In 1954, Poller sold WPWA to the Eastern Broadcasting Company, changing its call letters to WDRF for Delaware River Ferry upon Federal Communications Commission (FCC) approval of the sale on November 24. Eastern's owner, Louis Kapelski, also was the general manager of the Chester-Bridgeport Ferry Company. When WDRF, Inc., acquired the station in 1959, it changed the callsign to WEEZ. Radio Del-Val, Inc., owned by Ernest Tannen, acquired WEEZ in 1965; the same year, the station filed to sell part of its land to build a supermarket. WEEZ was a country music station in the late 1960s and early 1970s, hosting more than 20 "Country Shindig" concerts headlined by acts such as Buck Owens, Conway Twitty, and Merle Haggard.

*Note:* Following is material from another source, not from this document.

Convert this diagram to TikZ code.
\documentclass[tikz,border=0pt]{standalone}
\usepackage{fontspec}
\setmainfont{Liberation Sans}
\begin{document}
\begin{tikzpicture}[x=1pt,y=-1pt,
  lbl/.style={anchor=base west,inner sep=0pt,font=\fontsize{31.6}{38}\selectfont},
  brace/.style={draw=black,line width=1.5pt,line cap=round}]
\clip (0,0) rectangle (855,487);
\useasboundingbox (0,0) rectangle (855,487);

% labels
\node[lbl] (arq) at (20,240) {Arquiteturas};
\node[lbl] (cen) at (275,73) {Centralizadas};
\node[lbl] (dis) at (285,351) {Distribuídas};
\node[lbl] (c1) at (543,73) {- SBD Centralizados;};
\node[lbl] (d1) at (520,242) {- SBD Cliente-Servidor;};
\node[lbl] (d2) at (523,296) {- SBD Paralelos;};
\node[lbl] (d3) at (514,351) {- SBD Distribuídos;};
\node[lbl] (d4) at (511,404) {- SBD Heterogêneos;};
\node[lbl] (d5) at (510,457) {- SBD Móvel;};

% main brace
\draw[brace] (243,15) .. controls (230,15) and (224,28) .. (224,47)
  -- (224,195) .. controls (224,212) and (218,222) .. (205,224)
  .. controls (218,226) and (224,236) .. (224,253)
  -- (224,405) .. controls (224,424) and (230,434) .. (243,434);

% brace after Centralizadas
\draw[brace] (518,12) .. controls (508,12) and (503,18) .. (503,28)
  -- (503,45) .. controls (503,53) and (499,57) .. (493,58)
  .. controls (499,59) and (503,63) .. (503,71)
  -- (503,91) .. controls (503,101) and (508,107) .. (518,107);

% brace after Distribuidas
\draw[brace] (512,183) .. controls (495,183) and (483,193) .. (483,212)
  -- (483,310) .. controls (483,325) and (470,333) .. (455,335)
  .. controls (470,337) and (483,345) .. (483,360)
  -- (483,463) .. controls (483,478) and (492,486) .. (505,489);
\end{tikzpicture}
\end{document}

By 1974, however, WEEZ was a talk station, featuring several former WCAU radio personnel in its lineup. Additionally, in 1973, WEEZ relocated from 3500 Edgmont Avenue in Brookhaven, where "Radio Park Drive" remains a local street, to a new industrial park in Aston, where it built a $200,000 circular structure. The move came a year after WEEZ and Brookhaven authorities clashed over the station hosting concerts on its land on Sundays.

WEEZ was sold in 1976 to the Upland Broadcasting Corporation, which assigned new WQIQ calls and branded the station "Delaware County's Only 24 Hour Local Voice". Robe Communications acquired WQIQ in 1981 and reformatted it as a nostalgia station; it also broadcast Villanova Wildcats men's basketball. In 1985, when 1590 AM was sold to Lloyd B. Roach, the station became WCZN and changed formats from adult contemporary to country.

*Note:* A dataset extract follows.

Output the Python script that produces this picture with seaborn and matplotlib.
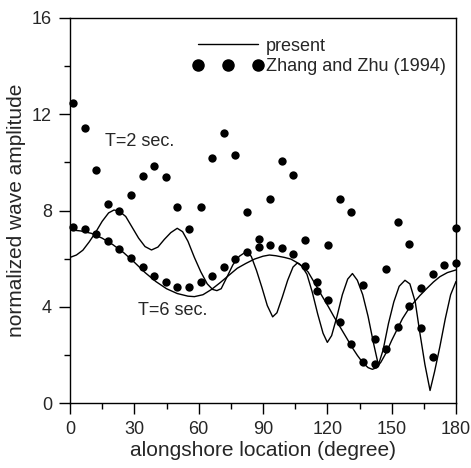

In 1994, the station, which began airing adult standards music as "Unforgettable 1590" the previous year, made news with its call letters. Roach filed to change WCZN's call letters to WAWA, with the station being only a mile from the unincorporated community. While the FCC approved the application in September, the proposal drew interest from another Wawa: the Philadelphia-based convenience store chain, which filed suit in federal court and claimed the change in call letters violated state and federal trademark laws. The chain was successful in coercing another change of call letters; on October 24, WAWA became WPWA, restoring the original call letters after 40 years.

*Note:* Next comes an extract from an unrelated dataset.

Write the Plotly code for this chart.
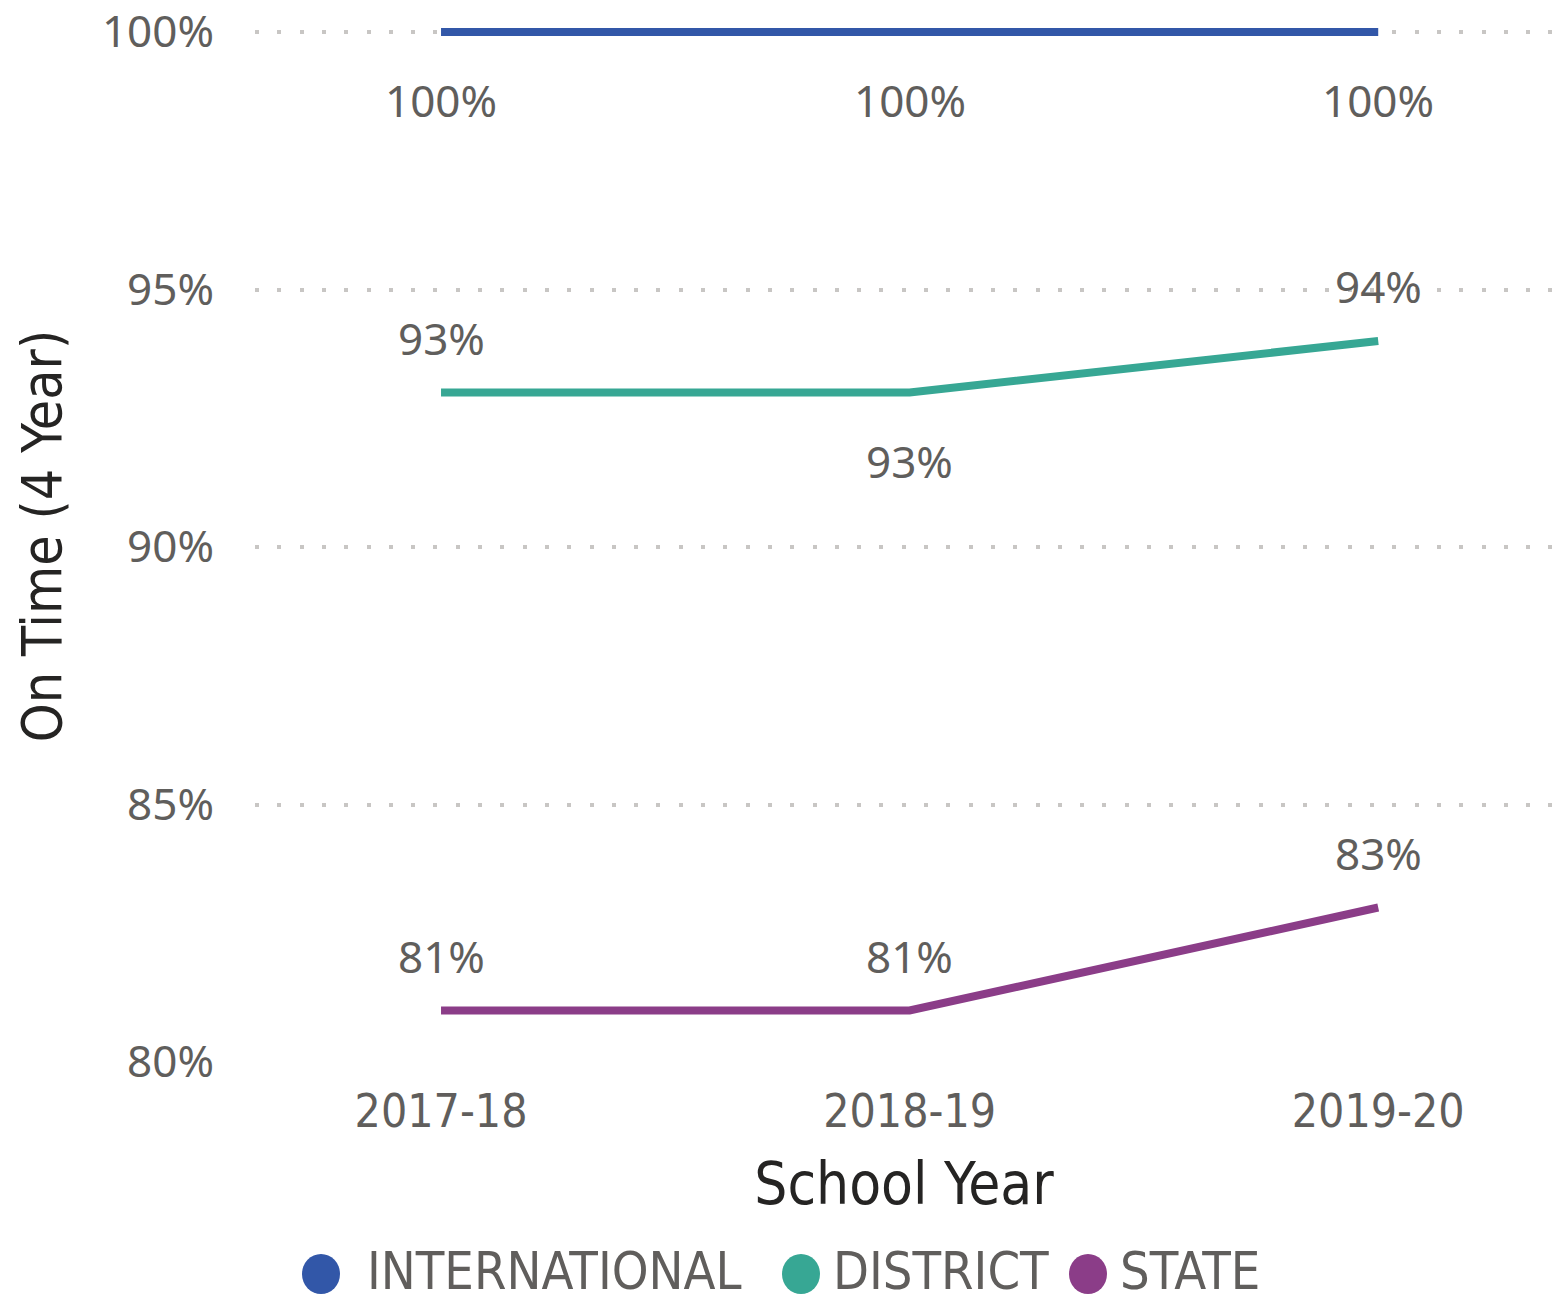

In 1996, after receiving an unsolicited offer from the Children's Broadcasting Corporation, Roach sold WPWA for $1.3 million; CBC flipped the station to the Radio AAHS network, airing children's programming. After Radio AAHS discontinued operations on January 30, 1998, Children's Broadcasting Corporation, WPWA's owner, needed programming for the ten CBC-owned and operated Radio AAHS stations until it could find buyers. In February 1998, WPWA, along with the other nine CBC stations, became an outlet for Beat Radio, which broadcast electronic dance music 12 hour each night until late October 1998, when the sale to the Catholic Radio Network was consummated. CRN sold the station for $675,000 to Mount Ocean, owned by Rev. Son Young Joo, in 2001. Under Mount Ocean ownership, the station has primarily offered ethnic and religious programming, including shows in Korean, gospel music, and, in 2005, Spanish-language coverage of the Philadelphia Phillies.

In 2012, former station employee Al Edmondson, Jr., began buying airtime on WPWA and programmed some local shows on Sunday mornings.

WPWA closed down for financial reasons in April 2026. The FCC cancelled the station's license on August 10, 2026.